● **Task brief**:
Reproduce this listing in full.

▼

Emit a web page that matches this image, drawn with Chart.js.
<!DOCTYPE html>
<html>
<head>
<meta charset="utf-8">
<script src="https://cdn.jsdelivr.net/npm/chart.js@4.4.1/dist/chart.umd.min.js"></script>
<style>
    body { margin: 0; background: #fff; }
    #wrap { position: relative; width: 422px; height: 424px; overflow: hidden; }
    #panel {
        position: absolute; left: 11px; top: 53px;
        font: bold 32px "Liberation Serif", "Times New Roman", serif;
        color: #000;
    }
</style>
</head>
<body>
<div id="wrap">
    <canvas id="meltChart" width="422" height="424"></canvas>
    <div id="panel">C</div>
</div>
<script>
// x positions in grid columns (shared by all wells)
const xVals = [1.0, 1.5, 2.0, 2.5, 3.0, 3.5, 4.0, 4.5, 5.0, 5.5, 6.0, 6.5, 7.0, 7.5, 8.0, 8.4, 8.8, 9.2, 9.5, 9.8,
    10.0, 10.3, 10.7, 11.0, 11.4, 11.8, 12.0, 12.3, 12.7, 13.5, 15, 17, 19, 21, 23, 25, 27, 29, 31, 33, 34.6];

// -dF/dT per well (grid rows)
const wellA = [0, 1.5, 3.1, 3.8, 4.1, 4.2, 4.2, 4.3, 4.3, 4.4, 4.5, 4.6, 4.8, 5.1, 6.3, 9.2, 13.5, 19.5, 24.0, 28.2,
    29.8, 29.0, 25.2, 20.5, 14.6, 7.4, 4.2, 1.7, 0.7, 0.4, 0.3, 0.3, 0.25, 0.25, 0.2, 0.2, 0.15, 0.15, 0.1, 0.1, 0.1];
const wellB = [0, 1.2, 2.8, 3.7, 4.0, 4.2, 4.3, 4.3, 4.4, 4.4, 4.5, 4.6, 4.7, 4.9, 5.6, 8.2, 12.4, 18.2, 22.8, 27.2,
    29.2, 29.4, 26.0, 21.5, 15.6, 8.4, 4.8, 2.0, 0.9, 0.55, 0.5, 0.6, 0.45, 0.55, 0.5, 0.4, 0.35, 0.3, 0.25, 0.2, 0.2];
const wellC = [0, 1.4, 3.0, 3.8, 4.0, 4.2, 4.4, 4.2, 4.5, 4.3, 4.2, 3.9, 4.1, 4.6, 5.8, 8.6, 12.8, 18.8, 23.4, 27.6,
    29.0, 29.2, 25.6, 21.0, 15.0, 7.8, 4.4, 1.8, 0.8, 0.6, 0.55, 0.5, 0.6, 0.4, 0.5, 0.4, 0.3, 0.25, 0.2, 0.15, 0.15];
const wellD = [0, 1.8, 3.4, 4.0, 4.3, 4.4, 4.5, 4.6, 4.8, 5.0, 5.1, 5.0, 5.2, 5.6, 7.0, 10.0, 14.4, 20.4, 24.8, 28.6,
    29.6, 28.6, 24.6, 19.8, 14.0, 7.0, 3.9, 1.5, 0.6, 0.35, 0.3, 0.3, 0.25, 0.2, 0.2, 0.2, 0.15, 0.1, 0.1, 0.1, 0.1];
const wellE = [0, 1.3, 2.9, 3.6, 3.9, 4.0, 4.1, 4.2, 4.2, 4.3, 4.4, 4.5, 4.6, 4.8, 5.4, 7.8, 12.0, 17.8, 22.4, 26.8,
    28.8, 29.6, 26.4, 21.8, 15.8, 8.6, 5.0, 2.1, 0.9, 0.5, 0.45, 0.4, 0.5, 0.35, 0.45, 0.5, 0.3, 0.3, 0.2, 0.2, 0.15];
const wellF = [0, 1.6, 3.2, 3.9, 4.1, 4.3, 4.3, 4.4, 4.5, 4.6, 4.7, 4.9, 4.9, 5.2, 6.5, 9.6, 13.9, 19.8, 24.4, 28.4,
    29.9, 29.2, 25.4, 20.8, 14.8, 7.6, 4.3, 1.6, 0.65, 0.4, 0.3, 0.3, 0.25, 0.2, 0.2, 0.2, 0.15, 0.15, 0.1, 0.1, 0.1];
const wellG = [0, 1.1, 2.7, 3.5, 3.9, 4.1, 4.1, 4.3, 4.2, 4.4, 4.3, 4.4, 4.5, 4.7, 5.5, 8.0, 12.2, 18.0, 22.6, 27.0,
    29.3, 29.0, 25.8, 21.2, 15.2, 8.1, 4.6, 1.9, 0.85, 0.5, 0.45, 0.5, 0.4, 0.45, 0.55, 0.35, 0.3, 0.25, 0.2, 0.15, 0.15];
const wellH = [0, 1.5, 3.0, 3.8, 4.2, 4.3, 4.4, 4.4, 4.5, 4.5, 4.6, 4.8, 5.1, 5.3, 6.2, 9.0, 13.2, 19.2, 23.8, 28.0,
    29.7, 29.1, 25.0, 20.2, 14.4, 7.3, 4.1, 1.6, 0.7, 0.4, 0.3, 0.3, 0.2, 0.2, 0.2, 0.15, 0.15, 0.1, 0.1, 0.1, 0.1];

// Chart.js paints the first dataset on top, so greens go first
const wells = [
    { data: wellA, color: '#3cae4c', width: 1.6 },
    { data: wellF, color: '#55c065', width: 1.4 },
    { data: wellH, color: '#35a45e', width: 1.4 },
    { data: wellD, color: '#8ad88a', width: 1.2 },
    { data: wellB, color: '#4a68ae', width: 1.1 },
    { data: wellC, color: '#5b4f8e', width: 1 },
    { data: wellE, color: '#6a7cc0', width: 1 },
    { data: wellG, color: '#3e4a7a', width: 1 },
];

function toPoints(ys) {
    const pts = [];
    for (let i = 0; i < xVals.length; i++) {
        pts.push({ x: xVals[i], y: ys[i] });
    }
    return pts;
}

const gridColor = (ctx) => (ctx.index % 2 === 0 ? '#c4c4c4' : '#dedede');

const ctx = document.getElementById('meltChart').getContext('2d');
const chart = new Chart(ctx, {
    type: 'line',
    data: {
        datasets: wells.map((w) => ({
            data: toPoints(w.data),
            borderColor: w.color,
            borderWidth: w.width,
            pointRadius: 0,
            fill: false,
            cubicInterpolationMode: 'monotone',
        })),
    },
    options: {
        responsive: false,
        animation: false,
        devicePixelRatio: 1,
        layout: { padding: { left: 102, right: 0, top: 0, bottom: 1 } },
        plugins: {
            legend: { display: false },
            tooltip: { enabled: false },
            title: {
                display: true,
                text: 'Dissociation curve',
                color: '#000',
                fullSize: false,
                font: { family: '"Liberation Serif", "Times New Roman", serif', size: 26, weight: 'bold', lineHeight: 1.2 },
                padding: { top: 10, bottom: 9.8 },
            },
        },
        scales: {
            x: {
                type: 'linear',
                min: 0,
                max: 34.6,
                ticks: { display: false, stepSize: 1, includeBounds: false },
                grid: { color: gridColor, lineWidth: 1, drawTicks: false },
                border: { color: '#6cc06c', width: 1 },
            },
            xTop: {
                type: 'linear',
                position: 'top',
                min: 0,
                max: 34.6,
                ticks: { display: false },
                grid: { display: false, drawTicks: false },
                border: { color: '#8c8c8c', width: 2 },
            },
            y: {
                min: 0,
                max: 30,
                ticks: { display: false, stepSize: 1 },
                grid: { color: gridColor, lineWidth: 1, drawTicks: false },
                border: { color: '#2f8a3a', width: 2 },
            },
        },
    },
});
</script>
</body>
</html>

▲

● **Full output**:
Emit a web page that matches this image, drawn with Chart.js.
<!DOCTYPE html>
<html>
<head>
<meta charset="utf-8">
<script src="https://cdn.jsdelivr.net/npm/chart.js@4.4.1/dist/chart.umd.min.js"></script>
<style>
    body { margin: 0; background: #fff; }
    #wrap { position: relative; width: 422px; height: 424px; overflow: hidden; }
    #panel {
        position: absolute; left: 11px; top: 53px;
        font: bold 32px "Liberation Serif", "Times New Roman", serif;
        color: #000;
    }
</style>
</head>
<body>
<div id="wrap">
    <canvas id="meltChart" width="422" height="424"></canvas>
    <div id="panel">C</div>
</div>
<script>
// x positions in grid columns (shared by all wells)
const xVals = [1.0, 1.5, 2.0, 2.5, 3.0, 3.5, 4.0, 4.5, 5.0, 5.5, 6.0, 6.5, 7.0, 7.5, 8.0, 8.4, 8.8, 9.2, 9.5, 9.8,
    10.0, 10.3, 10.7, 11.0, 11.4, 11.8, 12.0, 12.3, 12.7, 13.5, 15, 17, 19, 21, 23, 25, 27, 29, 31, 33, 34.6];

// -dF/dT per well (grid rows)
const wellA = [0, 1.5, 3.1, 3.8, 4.1, 4.2, 4.2, 4.3, 4.3, 4.4, 4.5, 4.6, 4.8, 5.1, 6.3, 9.2, 13.5, 19.5, 24.0, 28.2,
    29.8, 29.0, 25.2, 20.5, 14.6, 7.4, 4.2, 1.7, 0.7, 0.4, 0.3, 0.3, 0.25, 0.25, 0.2, 0.2, 0.15, 0.15, 0.1, 0.1, 0.1];
const wellB = [0, 1.2, 2.8, 3.7, 4.0, 4.2, 4.3, 4.3, 4.4, 4.4, 4.5, 4.6, 4.7, 4.9, 5.6, 8.2, 12.4, 18.2, 22.8, 27.2,
    29.2, 29.4, 26.0, 21.5, 15.6, 8.4, 4.8, 2.0, 0.9, 0.55, 0.5, 0.6, 0.45, 0.55, 0.5, 0.4, 0.35, 0.3, 0.25, 0.2, 0.2];
const wellC = [0, 1.4, 3.0, 3.8, 4.0, 4.2, 4.4, 4.2, 4.5, 4.3, 4.2, 3.9, 4.1, 4.6, 5.8, 8.6, 12.8, 18.8, 23.4, 27.6,
    29.0, 29.2, 25.6, 21.0, 15.0, 7.8, 4.4, 1.8, 0.8, 0.6, 0.55, 0.5, 0.6, 0.4, 0.5, 0.4, 0.3, 0.25, 0.2, 0.15, 0.15];
const wellD = [0, 1.8, 3.4, 4.0, 4.3, 4.4, 4.5, 4.6, 4.8, 5.0, 5.1, 5.0, 5.2, 5.6, 7.0, 10.0, 14.4, 20.4, 24.8, 28.6,
    29.6, 28.6, 24.6, 19.8, 14.0, 7.0, 3.9, 1.5, 0.6, 0.35, 0.3, 0.3, 0.25, 0.2, 0.2, 0.2, 0.15, 0.1, 0.1, 0.1, 0.1];
const wellE = [0, 1.3, 2.9, 3.6, 3.9, 4.0, 4.1, 4.2, 4.2, 4.3, 4.4, 4.5, 4.6, 4.8, 5.4, 7.8, 12.0, 17.8, 22.4, 26.8,
    28.8, 29.6, 26.4, 21.8, 15.8, 8.6, 5.0, 2.1, 0.9, 0.5, 0.45, 0.4, 0.5, 0.35, 0.45, 0.5, 0.3, 0.3, 0.2, 0.2, 0.15];
const wellF = [0, 1.6, 3.2, 3.9, 4.1, 4.3, 4.3, 4.4, 4.5, 4.6, 4.7, 4.9, 4.9, 5.2, 6.5, 9.6, 13.9, 19.8, 24.4, 28.4,
    29.9, 29.2, 25.4, 20.8, 14.8, 7.6, 4.3, 1.6, 0.65, 0.4, 0.3, 0.3, 0.25, 0.2, 0.2, 0.2, 0.15, 0.15, 0.1, 0.1, 0.1];
const wellG = [0, 1.1, 2.7, 3.5, 3.9, 4.1, 4.1, 4.3, 4.2, 4.4, 4.3, 4.4, 4.5, 4.7, 5.5, 8.0, 12.2, 18.0, 22.6, 27.0,
    29.3, 29.0, 25.8, 21.2, 15.2, 8.1, 4.6, 1.9, 0.85, 0.5, 0.45, 0.5, 0.4, 0.45, 0.55, 0.35, 0.3, 0.25, 0.2, 0.15, 0.15];
const wellH = [0, 1.5, 3.0, 3.8, 4.2, 4.3, 4.4, 4.4, 4.5, 4.5, 4.6, 4.8, 5.1, 5.3, 6.2, 9.0, 13.2, 19.2, 23.8, 28.0,
    29.7, 29.1, 25.0, 20.2, 14.4, 7.3, 4.1, 1.6, 0.7, 0.4, 0.3, 0.3, 0.2, 0.2, 0.2, 0.15, 0.15, 0.1, 0.1, 0.1, 0.1];

// Chart.js paints the first dataset on top, so greens go first
const wells = [
    { data: wellA, color: '#3cae4c', width: 1.6 },
    { data: wellF, color: '#55c065', width: 1.4 },
    { data: wellH, color: '#35a45e', width: 1.4 },
    { data: wellD, color: '#8ad88a', width: 1.2 },
    { data: wellB, color: '#4a68ae', width: 1.1 },
    { data: wellC, color: '#5b4f8e', width: 1 },
    { data: wellE, color: '#6a7cc0', width: 1 },
    { data: wellG, color: '#3e4a7a', width: 1 },
];

function toPoints(ys) {
    const pts = [];
    for (let i = 0; i < xVals.length; i++) {
        pts.push({ x: xVals[i], y: ys[i] });
    }
    return pts;
}

const gridColor = (ctx) => (ctx.index % 2 === 0 ? '#c4c4c4' : '#dedede');

const ctx = document.getElementById('meltChart').getContext('2d');
const chart = new Chart(ctx, {
    type: 'line',
    data: {
        datasets: wells.map((w) => ({
            data: toPoints(w.data),
            borderColor: w.color,
            borderWidth: w.width,
            pointRadius: 0,
            fill: false,
            cubicInterpolationMode: 'monotone',
        })),
    },
    options: {
        responsive: false,
        animation: false,
        devicePixelRatio: 1,
        layout: { padding: { left: 102, right: 0, top: 0, bottom: 1 } },
        plugins: {
            legend: { display: false },
            tooltip: { enabled: false },
            title: {
                display: true,
                text: 'Dissociation curve',
                color: '#000',
                fullSize: false,
                font: { family: '"Liberation Serif", "Times New Roman", serif', size: 26, weight: 'bold', lineHeight: 1.2 },
                padding: { top: 10, bottom: 9.8 },
            },
        },
        scales: {
            x: {
                type: 'linear',
                min: 0,
                max: 34.6,
                ticks: { display: false, stepSize: 1, includeBounds: false },
                grid: { color: gridColor, lineWidth: 1, drawTicks: false },
                border: { color: '#6cc06c', width: 1 },
            },
            xTop: {
                type: 'linear',
                position: 'top',
                min: 0,
                max: 34.6,
                ticks: { display: false },
                grid: { display: false, drawTicks: false },
                border: { color: '#8c8c8c', width: 2 },
            },
            y: {
                min: 0,
                max: 30,
                ticks: { display: false, stepSize: 1 },
                grid: { color: gridColor, lineWidth: 1, drawTicks: false },
                border: { color: '#2f8a3a', width: 2 },
            },
        },
    },
});
</script>
</body>
</html>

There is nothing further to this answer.